Ele também esteve envolvido nas conversas para que o Brasil reconhecesse Juan Guaidó como presidente encarregado da Venezuela, em uma articulação com os EUA para depor Nicolás Maduro.

Ministros do Supremo Tribunal Federal (STF) ouvidos pelo Valor avaliam que Eduardo deve renunciar se decidir assumir a embaixada. A Constituição diz que o deputado não perderá o mandato se for ocupar cargo de "chefe de missão diplomática temporária", mas magistrados da Corte entendem não ser o caso dos embaixadores

Reservadamente, um deles disse que o posto de embaixador "não é enquadrável como de missão temporária, embora possa haver a destituição a qualquer momento". Outro disse considerar que o cargo é de "atividade permanente".

A eventual nomeação de Eduardo poderá ser questionada também com base em súmula vinculante que trata sobre hipóteses de nepotismo na administração pública. Segundo a súmula número 13 do STF, viola a Constituição a nomeação parente em linha reta, colateral ou por afinidade, até o terceiro grau, para cargos de direção, chefia ou assessoramento, para o exercício de cargo de comissão ou de confiança ou, ainda, de função gratificada. O verbete, no entanto, não especifica se esse entendimento vale para cargos de natureza política, como é o caso de embaixadores. Há controvérsias entre membros da Corte nesse sentido.

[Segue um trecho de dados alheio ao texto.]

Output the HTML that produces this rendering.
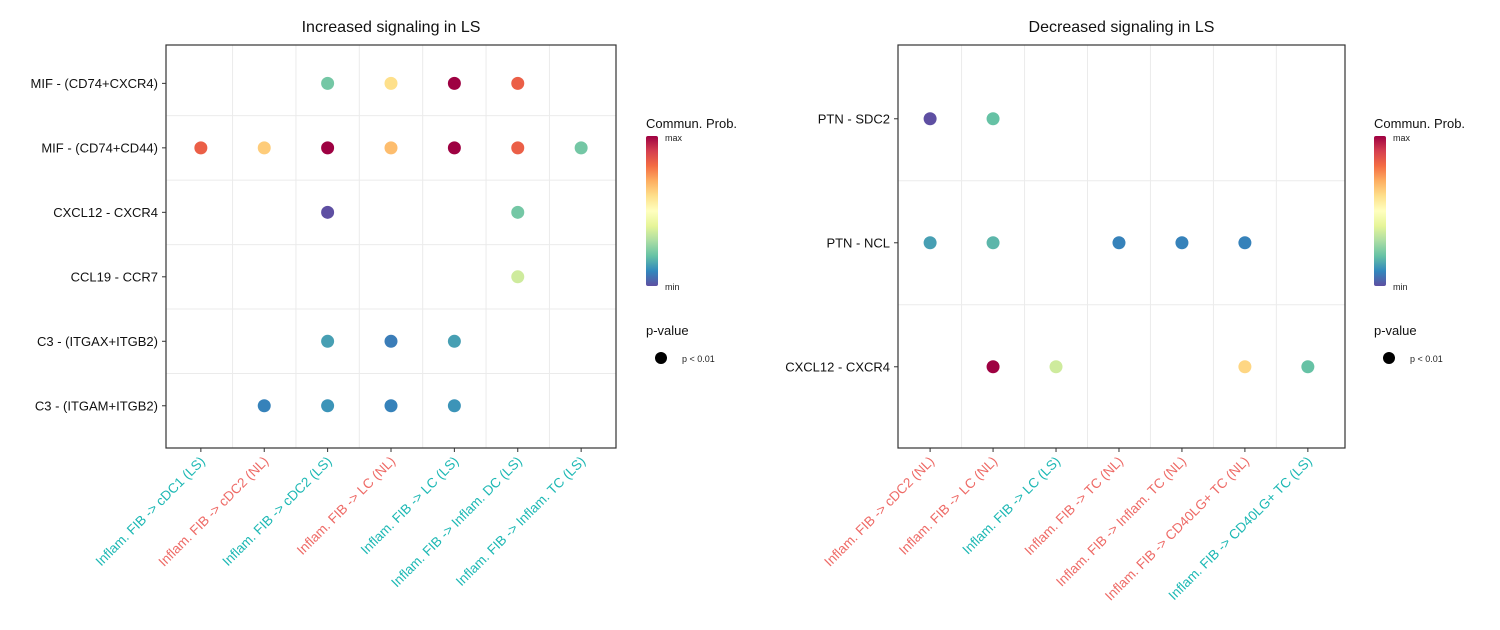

O ministro Marco Aurélio Mello, por exemplo, disse ao Valor que, em seu ponto de vista, a nomeação se enquadraria na definição de nepotismo. "Para mim, sim, mas a maioria tem excepcionado os agentes políticos, incluídos secretários e ministros. Pobre Constituição Federal. Precisa ser um pouco mais amada, inclusive por aquele que é seu defensor maior: o STF."

O presidente do Senado, por sua vez, disse que a escolha "é uma prerrogativa do presidente". "[A indicação] vai ser aprovada. Acho que não [há risco de ser rechaçada. Por que [barrar]?".

Sobre a possibilidade de a escolha caracterizar nepotismo, Alcolumbre disse que isso já deve ter sido analisado pelo governo.

O futuro embaixador precisa ter seu nome aprovado pela Comissão de Relações Exteriores do Senado (CRE) e pelo plenário do Senado. "Quem vai votar contra a indicação do presidente da República para ser embaixador do Brasil em qualquer País?", questionou.